Mass market potential

14 Feb 2006

Mobile TV is going to bug the technophobes. The same people who were first to complain about the cellphone, who thought the Internet was over-rated, who swore they never needed a Walkman - they're the ones who will object to the small screen.

They haven't heard of mobile TV yet. When they do, they will ask, 'Do we really need more TV‾' They will remind us there's nothing to watch on 'real TV' and complain about how intrusive it is. Etcetera.

They will probably be right. We have plenty of TV already, and TV-watching commuters will surely get in our face.

Because humans can't resist moving pictures. Once upon a time we watched the box in the privacy of our home. Now it's a shared experience in the pub or on the bus or in the store. TV will inevitably - like voice, music and text - migrate to the world's most popular electronic device.

Unwired thus declares confidence in the mobile TV concept. I fearlessly expect it to become a mass market service somewhere between 2010 and 2015. Until then we can expect a good deal of burnt cash and countless headlines as telecom and media egos clash.

Right now it's much virgin territory, with all sorts of visions in play.

In Korea, SK Telecom and partners have avoided building a terrestrial infrastructure by running TV via satellite. Few countries in the world can commission their own hardware for a single network, so we won't see that replicated.

The notional technology leader, DVB-H (digital video broadcast-handheld), heavily backed by Nokia, is trialing in many markets. O2 has just completed a DVB-H trial in which people watched once or twice a day. Unfortunately, in the UK at least, DVB-H spectrum won't be released until 2012.

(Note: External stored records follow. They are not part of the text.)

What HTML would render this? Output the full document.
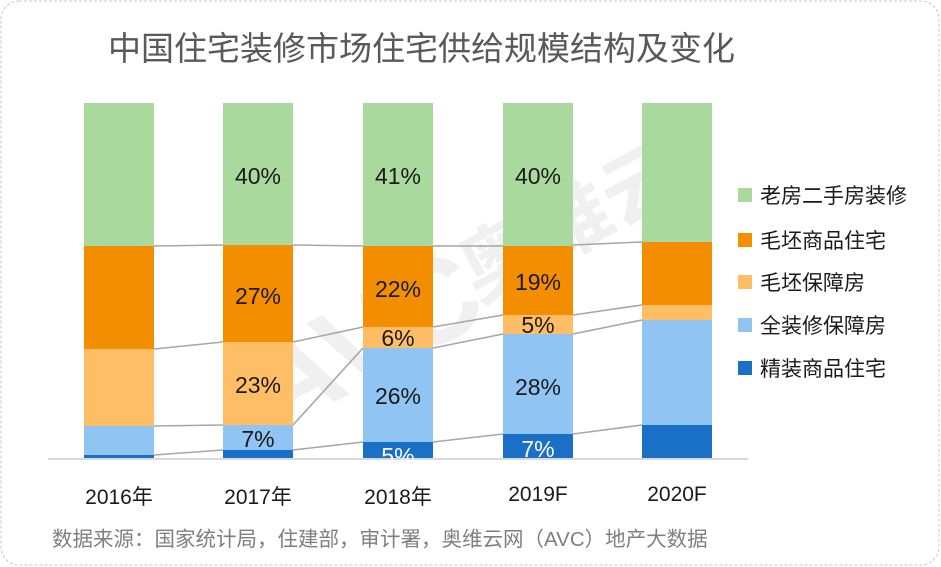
<!DOCTYPE html>
<html><head><meta charset="utf-8"><style>
html,body{margin:0;padding:0;background:#fff;}
svg{display:block;}
text{font-family:"Liberation Sans","Noto Sans CJK SC",sans-serif;}
</style></head><body>
<svg width="941" height="567" xmlns="http://www.w3.org/2000/svg">
<rect x="1" y="1" width="938" height="564" rx="18" fill="#fff" stroke="#c8c8c8" stroke-dasharray="3,2"/>
<text x="108" y="60" font-size="33" fill="#595959">中国住宅装修市场住宅供给规模结构及变化</text>
<g opacity="0.12" transform="rotate(-28 420 300)">
<text x="230" y="350" font-size="120" font-weight="bold" fill="#888">AVC</text>
<text x="470" y="330" font-size="80" font-weight="bold" fill="#888">奥维云</text>
</g>
<g stroke="#a6a6a6" stroke-width="1.6" fill="none">
<line x1="154" y1="246" x2="223" y2="245"/><line x1="293" y1="245" x2="363" y2="246"/><line x1="433" y1="246" x2="503" y2="246"/><line x1="573" y1="245" x2="642" y2="242"/>
<line x1="154" y1="349" x2="223" y2="342"/><line x1="293" y1="342" x2="363" y2="327"/><line x1="433" y1="327" x2="503" y2="315"/><line x1="573" y1="315" x2="642" y2="305"/>
<line x1="154" y1="426" x2="223" y2="425"/><line x1="293" y1="425" x2="363" y2="348"/><line x1="433" y1="348" x2="503" y2="334"/><line x1="573" y1="334" x2="642" y2="320"/>
<line x1="154" y1="455" x2="223" y2="450"/><line x1="293" y1="450" x2="363" y2="442"/><line x1="433" y1="442" x2="503" y2="434"/><line x1="573" y1="434" x2="642" y2="425"/>
</g>
<g>
<rect x="84" y="103" width="70" height="143" fill="#a9d99c"/><rect x="84" y="246" width="70" height="103" fill="#f28e00"/><rect x="84" y="349" width="70" height="77" fill="#ffbd66"/><rect x="84" y="426" width="70" height="29" fill="#90c4f2"/><rect x="84" y="455" width="70" height="4" fill="#1a6fc7"/>
<rect x="223" y="103" width="70" height="142" fill="#a9d99c"/><rect x="223" y="245" width="70" height="97" fill="#f28e00"/><rect x="223" y="342" width="70" height="83" fill="#ffbd66"/><rect x="223" y="425" width="70" height="25" fill="#90c4f2"/><rect x="223" y="450" width="70" height="9" fill="#1a6fc7"/>
<rect x="363" y="103" width="70" height="143" fill="#a9d99c"/><rect x="363" y="246" width="70" height="81" fill="#f28e00"/><rect x="363" y="327" width="70" height="21" fill="#ffbd66"/><rect x="363" y="348" width="70" height="94" fill="#90c4f2"/><rect x="363" y="442" width="70" height="17" fill="#1a6fc7"/>
<rect x="503" y="103" width="70" height="143" fill="#a9d99c"/><rect x="503" y="246" width="70" height="69" fill="#f28e00"/><rect x="503" y="315" width="70" height="19" fill="#ffbd66"/><rect x="503" y="334" width="70" height="100" fill="#90c4f2"/><rect x="503" y="434" width="70" height="25" fill="#1a6fc7"/>
<rect x="642" y="103" width="70" height="139" fill="#a9d99c"/><rect x="642" y="242" width="70" height="63" fill="#f28e00"/><rect x="642" y="305" width="70" height="15" fill="#ffbd66"/><rect x="642" y="320" width="70" height="105" fill="#90c4f2"/><rect x="642" y="425" width="70" height="34" fill="#1a6fc7"/>
</g>
<line x1="48" y1="459" x2="748" y2="459" stroke="#d9d9d9" stroke-width="2"/>
<g font-size="23" text-anchor="middle" fill="#1a1a1a">
<text x="258" y="184">40%</text><text x="398" y="184">41%</text><text x="538" y="184">40%</text>
<text x="258" y="304">27%</text><text x="398" y="297">22%</text><text x="538" y="290">19%</text>
<text x="258" y="393">23%</text><text x="398" y="346">6%</text><text x="538" y="333">5%</text>
<text x="398" y="404">26%</text><text x="538" y="395">28%</text>
<text x="258" y="447">7%</text>
<text x="398" y="464" fill="#fff">5%</text><text x="538" y="457" fill="#fff">7%</text>
</g>
<g font-size="21" text-anchor="middle" fill="#1a1a1a">
<text x="119" y="504">2016年</text><text x="258" y="504">2017年</text><text x="398" y="504">2018年</text><text x="538" y="501">2019F</text><text x="677" y="501">2020F</text>
</g>
<g font-size="21" fill="#1a1a1a">
<rect x="738" y="188" width="14" height="14" fill="#a9d99c"/><text x="760" y="203">老房二手房装修</text>
<rect x="738" y="233" width="14" height="14" fill="#f28e00"/><text x="760" y="248">毛坯商品住宅</text>
<rect x="738" y="275" width="14" height="14" fill="#ffbd66"/><text x="760" y="290">毛坯保障房</text>
<rect x="738" y="318" width="14" height="14" fill="#90c4f2"/><text x="760" y="333">全装修保障房</text>
<rect x="738" y="361" width="14" height="14" fill="#1a6fc7"/><text x="760" y="376">精装商品住宅</text>
</g>
<text x="52" y="546" font-size="20.5" fill="#7f7f7f">数据来源：国家统计局，住建部，审计署，奥维云网（AVC）地产大数据</text>
</svg>
</body></html>
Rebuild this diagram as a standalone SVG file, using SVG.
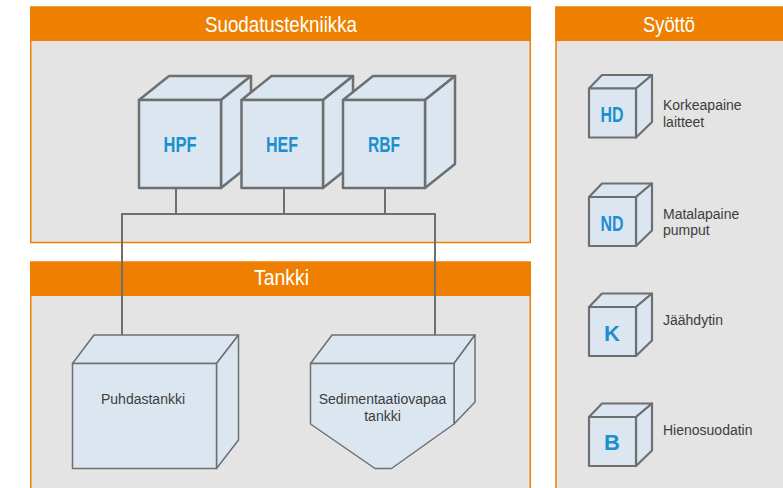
<svg xmlns="http://www.w3.org/2000/svg" width="783" height="488" viewBox="0 0 783 488">
<style>
.body{fill:#e3e4e3;stroke:#ee7f00;stroke-width:1.5}
.head{fill:#ee7f00}
.title{font-family:"Liberation Sans Narrow","Liberation Sans",Arial,sans-serif;font-size:22px;fill:#ffffff;text-anchor:middle}
.cube{fill:#dce6f1;stroke:#6e6f71;stroke-linejoin:round}
.big{stroke-width:2.5}
.small{stroke-width:2.2}
.tank{stroke-width:1.5}
.lbl{font-family:"Liberation Sans Narrow","Liberation Sans",Arial,sans-serif;font-size:22px;font-weight:bold;fill:#1b8fcf;text-anchor:middle}
.txt{font-family:"Liberation Sans",Arial,sans-serif;font-size:14px;fill:#3d3d3d}
.mid{text-anchor:middle}
.conn{fill:none;stroke:#6e6f71;stroke-width:2}
</style>
<rect width="783" height="488" fill="#ffffff"/>
<g id="panel-suodatus">
<rect class="body" x="30.75" y="7" width="499.5" height="235.5"/>
<rect class="head" x="30" y="7" width="501" height="34"/>
<text class="title" x="281" y="32" textLength="152" lengthAdjust="spacingAndGlyphs">Suodatustekniikka</text>
</g>
<g id="panel-tankki">
<rect class="body" x="30.75" y="262" width="499.5" height="240"/>
<rect class="head" x="30" y="262" width="501" height="34"/>
<text class="title" x="281.5" y="284.5" textLength="55" lengthAdjust="spacingAndGlyphs">Tankki</text>
</g>
<g id="panel-syotto">
<rect class="body" x="556" y="7" width="240" height="490"/>
<rect class="head" x="555.25" y="7" width="240" height="34"/>
<text class="title" x="669" y="32" textLength="52" lengthAdjust="spacingAndGlyphs">Syöttö</text>
</g>
<g id="connectors">
<path class="conn" d="M176 188V214M284 188V214M385 188V214M122 214H435M122 213V352M435 213V348"/>
</g>
<g id="node-hpf">
<polygon class="cube big" points="139,100 169,76 251,76 221,100"/>
<polygon class="cube big" points="221,100 251,76 251,164 221,188"/>
<rect class="cube big" x="139" y="100" width="82" height="88"/>
<text class="lbl" x="180" y="152" textLength="33" lengthAdjust="spacingAndGlyphs">HPF</text>
</g>
<g id="node-hef">
<polygon class="cube big" points="241.5,100 271.5,76 353,76 323,100"/>
<polygon class="cube big" points="323,100 353,76 353,164 323,188"/>
<rect class="cube big" x="241.5" y="100" width="81.5" height="88"/>
<text class="lbl" x="282" y="152" textLength="32" lengthAdjust="spacingAndGlyphs">HEF</text>
</g>
<g id="node-rbf">
<polygon class="cube big" points="343,100 373,76 455,76 425,100"/>
<polygon class="cube big" points="425,100 455,76 455,164 425,188"/>
<rect class="cube big" x="343" y="100" width="82" height="88"/>
<text class="lbl" x="384" y="152" textLength="32" lengthAdjust="spacingAndGlyphs">RBF</text>
</g>
<g id="node-puhdastankki">
<polygon class="cube tank" points="72.5,363.5 94,335 238.5,335 216.5,363.5"/>
<polygon class="cube tank" points="216.5,363.5 238.5,335 238.5,440 216.5,468.5"/>
<rect class="cube tank" x="72.5" y="363.5" width="144" height="105"/>
<text class="txt mid" x="143" y="403.5">Puhdastankki</text>
</g>
<g id="node-sedimentaatio">
<polygon class="cube tank" points="310.5,363.5 332,335 475,335 454,363.5"/>
<polygon class="cube tank" points="454,363.5 475,335 475,402 454,424"/>
<polygon class="cube tank" points="310.5,363.5 454,363.5 454,424 391.5,468.5 375,468.5 310.5,424"/>
<text class="txt mid" x="382.5" y="403.5">Sedimentaatiovapaa</text>
<text class="txt mid" x="382.5" y="420.5">tankki</text>
</g>
<g id="node-hd">
<polygon class="cube small" points="589,88.5 602,75 652,75 636,88.5"/>
<polygon class="cube small" points="636,88.5 652,75 652,122 636,137.5"/>
<rect class="cube small" x="589" y="88.5" width="47" height="49"/>
<text class="lbl" x="612" y="122" textLength="23" lengthAdjust="spacingAndGlyphs">HD</text>
<text class="txt" x="663" y="109.5">Korkeapaine</text>
<text class="txt" x="663" y="126.5">laitteet</text>
</g>
<g id="node-nd">
<polygon class="cube small" points="589,197 602,183.5 652,183.5 636,197"/>
<polygon class="cube small" points="636,197 652,183.5 652,230.5 636,246"/>
<rect class="cube small" x="589" y="197" width="47" height="49"/>
<text class="lbl" x="612" y="230.5" textLength="23" lengthAdjust="spacingAndGlyphs">ND</text>
<text class="txt" x="663" y="218.5">Matalapaine</text>
<text class="txt" x="663" y="235">pumput</text>
</g>
<g id="node-k">
<polygon class="cube small" points="589,307 602,293.5 652,293.5 636,307"/>
<polygon class="cube small" points="636,307 652,293.5 652,340.5 636,356"/>
<rect class="cube small" x="589" y="307" width="47" height="49"/>
<text class="lbl" x="612" y="340.5">K</text>
<text class="txt" x="663" y="325">Jäähdytin</text>
</g>
<g id="node-b">
<polygon class="cube small" points="589,417 602,403.5 652,403.5 636,417"/>
<polygon class="cube small" points="636,417 652,403.5 652,450.5 636,466"/>
<rect class="cube small" x="589" y="417" width="47" height="49"/>
<text class="lbl" x="612" y="450">B</text>
<text class="txt" x="663" y="435">Hienosuodatin</text>
</g>
</svg>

Rival BT has been experimenting with DAB (digital audio broadcast), which has been carrying radio signals for several years in the UK.

In the US wireless infrastructure specialist Modeo (formerly Crown Castle) will build a 30-city DVB-H deployment. In opposition Qualcomm has bought spectrum nationwide to roll out FLO (forward link only), its own standard (no!).

So there's uncertainty over network technologies and spectrum. So far, so normal.

The O2 trials suggest consumer demand exists. Some 83% said they would subscribe, but in the absence of price points, we can take that with a big grain of salt. BT think people will pay up to $14, but that was a small trial, and Unwired suggests customers will in any case buy bundles of voice, data and video minutes rather than dedicated video.

Multi-channel TV

Two things about usage: O2 said they were surprised at how much people watched TV on the handset at home. Customers were using the service, which included BBC, ITV and CNN, for 23 minute per session. That's a lot - but it was unmetered.

It does seem likely that mobile TV will follow the path of multi-channel TV, with some free and multiple premium channels.